Camp X
- The front cover of Camp X
- Author: Eric Walters
- Illustrator: John Mantha
- Cover artist: Lisa Jager
- Language: English
- Series: Camp X
- Genre: Spy fiction, Historical Fiction
- Publisher: Penguin Canada
- Publication date: 2002
- Publication place: Canada
- Media type: Print (Paperback)
- Pages: 229 pp
- ISBN: 0-670-91101-1
- OCLC: 47948477
- Followed by: Camp 30 (novel)

= Camp X (novel) =

2002 book by Eric Walters

Camp X is a children's spy novel written by Canadian author Eric Walters. Set in World War II, the novel is about the two brothers Jack and George, trying to save a top-secret Canadian military base called Camp X. They accidentally discovered it after playing a fake game of war.

Camp X was first published in 2002 and was followed by several sequels such as Camp 30, Fool's Gold, Shell Shocked and Trouble in Paradise.

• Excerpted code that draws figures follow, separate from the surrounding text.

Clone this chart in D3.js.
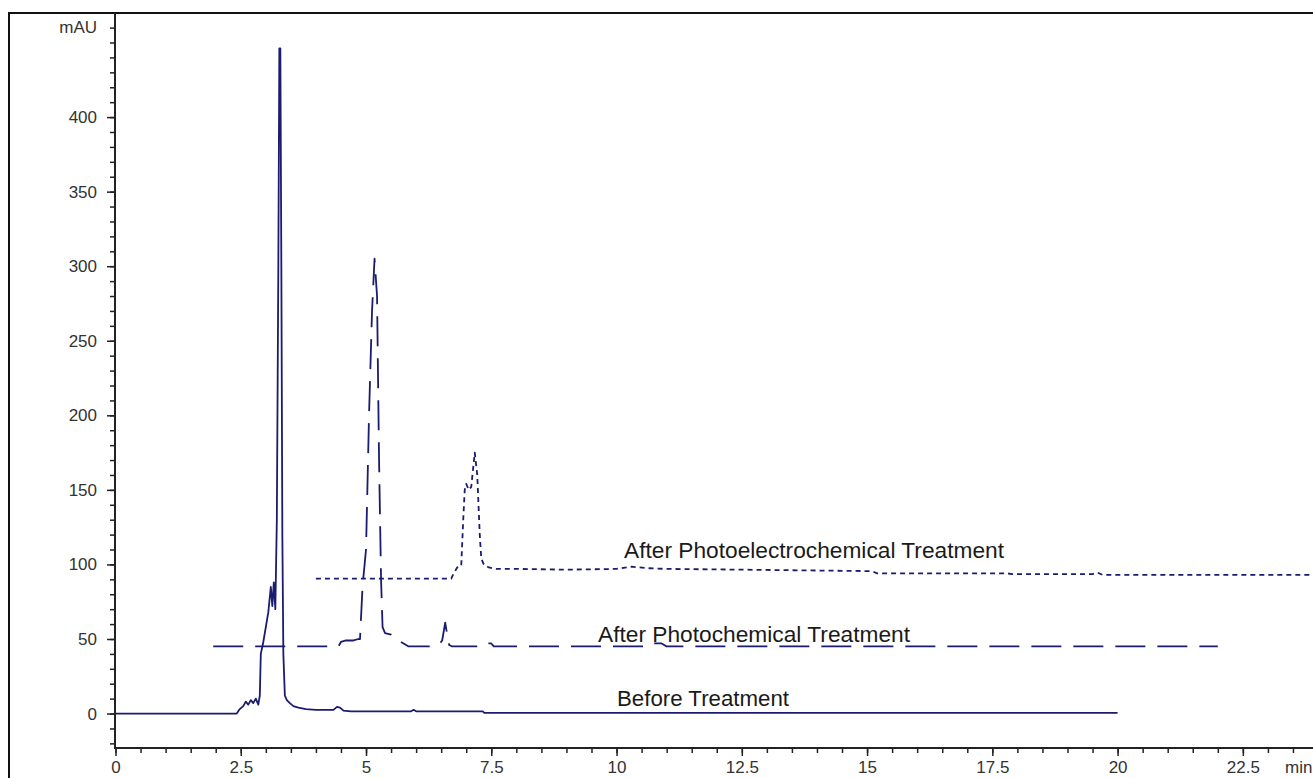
<!DOCTYPE html>
<html>
<head>
<meta charset="utf-8">
<script src="https://cdn.jsdelivr.net/npm/d3@7"></script>
<style>
  html, body { margin: 0; padding: 0; background: #ffffff; }
  svg { display: block; }
</style>
</head>
<body>
<svg id="chart" width="1313" height="778"></svg>
<script>
// Retention time (min) and absorbance (mAU) for the three chromatograms
const beforeTime  = [0, 2.42, 2.48, 2.55, 2.6, 2.65, 2.7, 2.75, 2.8, 2.85, 2.88, 2.9, 2.95, 3.0, 3.05, 3.1, 3.13, 3.16, 3.19, 3.22, 3.25, 3.27, 3.29, 3.31, 3.33, 3.35, 3.38, 3.42, 3.48, 3.55, 3.65, 3.8, 4.0, 4.35, 4.42, 4.48, 4.55, 4.7, 5.9, 5.95, 6.0, 6.5, 7.33, 7.36, 20];
const beforeValue = [0, 0, 3, 5, 8, 6, 9, 7, 10, 6, 12, 40, 48, 58, 68, 85, 72, 88, 70, 130, 300, 446, 446, 300, 120, 40, 12, 9, 7, 5, 4, 3, 2.5, 2.5, 4.5, 4, 2, 1.5, 1.5, 2.5, 1.5, 1.5, 1.5, 0.5, 0.5];

const photoTime  = [1.95, 4.45, 4.5, 4.6, 4.75, 4.85, 4.88, 4.93, 5.0, 5.06, 5.12, 5.17, 5.22, 5.26, 5.3, 5.33, 5.38, 5.5, 5.6, 5.75, 5.85, 6.3, 6.45, 6.52, 6.58, 6.62, 6.66, 6.72, 7.3, 7.4, 7.5, 7.55, 10.6, 10.7, 10.9, 11.0, 22.0];
const photoValue = [45, 45, 48, 49, 49, 50, 50, 85, 110, 200, 270, 305, 280, 170, 90, 58, 54, 53, 50, 47, 45, 45, 46, 49, 61, 53, 46, 45, 45, 47, 47, 45, 45, 47, 47, 45, 45];

const pecTime  = [4.0, 6.7, 6.75, 6.82, 6.9, 6.94, 6.97, 7.0, 7.05, 7.1, 7.17, 7.22, 7.27, 7.3, 7.35, 7.45, 7.6, 8.0, 9.0, 10.0, 10.3, 10.6, 11.0, 12.5, 15.1, 15.2, 17.8, 17.9, 19.5, 19.6, 19.7, 20.0, 23.9];
const pecValue = [90.5, 90.5, 94, 98, 99, 130, 150, 154, 150, 152, 175, 160, 120, 104, 100, 98, 97, 97, 96.5, 97, 98.5, 97.5, 97, 96.5, 95.5, 94, 94, 93.5, 93.5, 94.5, 93, 93, 93];

const seriesNames = ["Before Treatment", "After Photochemical Treatment", "After Photoelectrochemical Treatment"];

const xMajorTicks = [0, 2.5, 5, 7.5, 10, 12.5, 15, 17.5, 20, 22.5];
const xTickLabels = ["0", "2.5", "5", "7.5", "10", "12.5", "15", "17.5", "20", "22.5"];
const yMajorTicks = [0, 50, 100, 150, 200, 250, 300, 350, 400];
const yTickLabels = ["0", "50", "100", "150", "200", "250", "300", "350", "400"];

const svg = d3.select("#chart");
const lineColor = "#1b1b70";
const fontFamily = "'Liberation Sans', Arial, sans-serif";

const x = d3.scaleLinear().domain([0, 23.9]).range([115.5, 1313]);
const y = d3.scaleLinear().domain([-23.1, 469.8]).range([748, 13]);

// outer frame
svg.append("rect")
  .attr("x", 9).attr("y", 13)
  .attr("width", 1340).attr("height", 800)
  .attr("fill", "none").attr("stroke", "#111").attr("stroke-width", 2);

// y axis: minor ticks every 10 mAU
const yMinor = d3.range(-20, 461, 10);
svg.append("g")
  .attr("transform", "translate(115,0)")
  .call(d3.axisLeft(y).tickValues(yMinor).tickSize(5).tickFormat(""))
  .call(g => g.select(".domain").remove())
  .call(g => g.selectAll("line").attr("stroke", "#222").attr("stroke-width", 1.5));

const yAxis = svg.append("g")
  .attr("transform", "translate(115,0)")
  .call(d3.axisLeft(y).tickValues(yMajorTicks).tickSize(8).tickPadding(10)
    .tickFormat((d, i) => yTickLabels[i]));
yAxis.select(".domain").remove();
yAxis.selectAll("line").attr("stroke", "#222").attr("stroke-width", 1.5);
yAxis.selectAll("text").attr("font-family", fontFamily).attr("font-size", 17).attr("fill", "#333");

// x axis: minor ticks every 0.5 min
const xMinor = d3.range(0, 23.9, 0.5);
svg.append("g")
  .attr("transform", "translate(0,748)")
  .call(d3.axisBottom(x).tickValues(xMinor).tickSize(5).tickFormat(""))
  .call(g => g.select(".domain").remove())
  .call(g => g.selectAll("line").attr("stroke", "#222").attr("stroke-width", 1.5));

const xAxis = svg.append("g")
  .attr("transform", "translate(0,748)")
  .call(d3.axisBottom(x).tickValues(xMajorTicks).tickSize(8).tickPadding(5)
    .tickFormat((d, i) => xTickLabels[i]));
xAxis.select(".domain").remove();
xAxis.selectAll("line").attr("stroke", "#222").attr("stroke-width", 1.5);
xAxis.selectAll("text").attr("font-family", fontFamily).attr("font-size", 17).attr("fill", "#333");

// axis lines
svg.append("line").attr("x1", 115).attr("x2", 115).attr("y1", 13).attr("y2", 749)
  .attr("stroke", "#222").attr("stroke-width", 2);
svg.append("line").attr("x1", 114).attr("x2", 1313).attr("y1", 748).attr("y2", 748)
  .attr("stroke", "#222").attr("stroke-width", 2);

// unit labels
svg.append("text").attr("x", 97).attr("y", 33).attr("text-anchor", "end")
  .attr("font-family", fontFamily).attr("font-size", 17).attr("fill", "#333").text("mAU");
svg.append("text").attr("x", 1285).attr("y", 773)
  .attr("font-family", fontFamily).attr("font-size", 17).attr("fill", "#333").text("min");

// chromatogram traces
const line = d3.line().x(d => x(d[0])).y(d => y(d[1]));
const traces = [
  { t: beforeTime, v: beforeValue, dash: null },
  { t: photoTime, v: photoValue, dash: "30,12" },
  { t: pecTime, v: pecValue, dash: "5,4" }
];
svg.append("defs").append("clipPath").attr("id", "plotClip")
  .append("rect").attr("x", 115).attr("y", 13).attr("width", 1200).attr("height", 735);

const plot = svg.append("g").attr("clip-path", "url(#plotClip)");
traces.forEach(tr => {
  const pts = tr.t.map((t, i) => [t, tr.v[i]]);
  plot.append("path")
    .datum(pts)
    .attr("d", line)
    .attr("fill", "none")
    .attr("stroke", lineColor)
    .attr("stroke-width", 1.8)
    .attr("stroke-linejoin", "round")
    .attr("stroke-dasharray", tr.dash);
});

// trace labels
const labelSpecs = [
  { text: seriesNames[0], x: 617, y: 706, len: 172 },
  { text: seriesNames[1], x: 598, y: 642, len: 312 },
  { text: seriesNames[2], x: 624, y: 558, len: 380 }
];
labelSpecs.forEach(s => {
  svg.append("text")
    .attr("x", s.x).attr("y", s.y)
    .attr("font-family", fontFamily).attr("font-size", 22)
    .attr("textLength", s.len).attr("lengthAdjust", "spacingAndGlyphs")
    .attr("fill", "#1a1a1a")
    .text(s.text);
});
</script>
</body>
</html>
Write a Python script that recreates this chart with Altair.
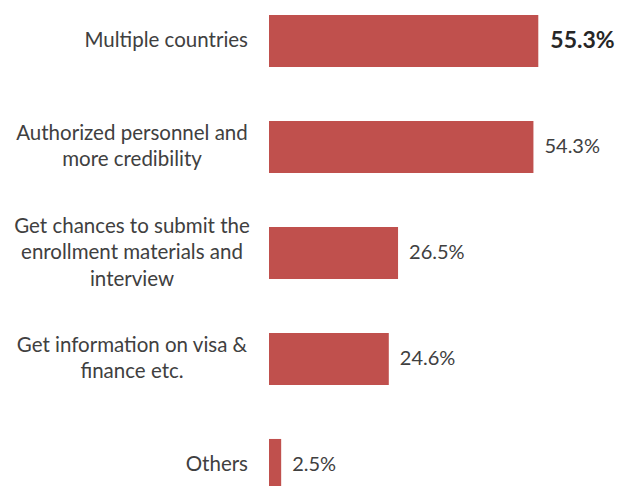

The book is dedicated to the memory of William Stephenson, who established the spy camp. He appears in the novel as Little Bill.

==Plot summary==
It is wartime, and nearly-12-year-old George and his 14-year-old brother Jack had moved with their mother to Whitby, Ontario from their farm in the summer of 1943. Their father was off fighting Germany in Africa and Jack and George's mom works for a munitions factory. Their summer was plain. But then, one day, after playing make-believe war they stumbled into a military base. There, their curiosity leads them to the discovery of Canada's Top Secret Military Base for training spies, Camp X. After sneaking around, they are caught by the guards and were forced to sign the Official Secrets Act. They learn much about the camp and are sent off with tasks improving the security. When delivering newspapers one day for Mr. Krum, Mr. Krum kidnaps the brothers for information about the camp. Jack and George are tortured and almost killed, but they learn about the plan to invade Camp X. They get away and warn the Camp X of the attacks that are planned. They risk their lives to warn Camp X.

==Characters==

===Main characters===
Jack:
Jack Braun is a 14-year-old boy. He is the older brother of George. He teases and bosses his little brother George around but is still very friendly to him. For a 14 year old, he is tough, and would want to join the army like his dad in Africa fighting the Germans. He and George have been in many difficult situations, but Jack managed to get them out with his quick thinking. Their grandfather is German, but they are both Canadian.

George:
George Braun is 11 and is turning 12 in 2 weeks. He is the younger brother of Jack and gets in fights with him a lot, especially when he teases him, although George loses almost every argument they have. Unlike Jack, George isn't as tough and has to rely on Jack to defend him. But at the end of the book, George eventually proves to be just as tough.

Bill:
Bill is the Chief of Security for Camp X. He is responsible for training the spies at Camp X and improving the security. His favorite way of improving the security is with Mr. Granger, who works at the D.I.L. plant. Each week, they take turns trying to get in each other's security and the winner gets a box of cigars.

Lieutenant Colonel:
The Lieutenant Colonel is the commanding officer of Camp X, he is the first official to question Jack and George when they are apprehended on the base. He is also the one who asked Jack and George to sign the Official Secrets Act.

Mr.Krum:
Mr. Krum (full name-Rainer Krum) is a Nazi spy disguised as a newspaper editor. He was born in Germany and fought for them in [World War I]. He tries to calm the brothers' suspicions by saying that he fought for his country in that war, and that he would never fight for Hitler. Yet, the truth is he was sent to Canada as a spy. He used his paper boys Jack and George to get him information about Camp X, and later betrayed them to other Nazi spies.

===Minor characters===
Chief Smith:
Chief Smith's real name is Schmidt, but he prefers Smith because he doesn't want people to be suspicious of him for having a German last name. He is the chief of police in Whitby, and one of the few people who knew about the boys involvement in Camp X

Little Bill:
Bill was named after William Stephenson. In the book, he was the head of all spy camps in Canada, making him one of the most important and busiest people in Canada. He did not appear very much in Camp 30.

==Winner==
In 2003, the book Camp X won the Silver Birch fiction award in the Forest of Reading program.

==Reception==
Bridget Donald's review in Quill & Quire, Canada's magazine of book news and reviews, describes Camp X as an absorbing read and a page-turner, saying that this rather than the historical background is its strength. She notes that the novel does not glorify war though treating the Allied Forces as heroes. In the Edmonton Journal the novel is described as having "the right elements to keep young espionage fans turning the pages", and the Georgia Straight says that the author is his usual thrilling self.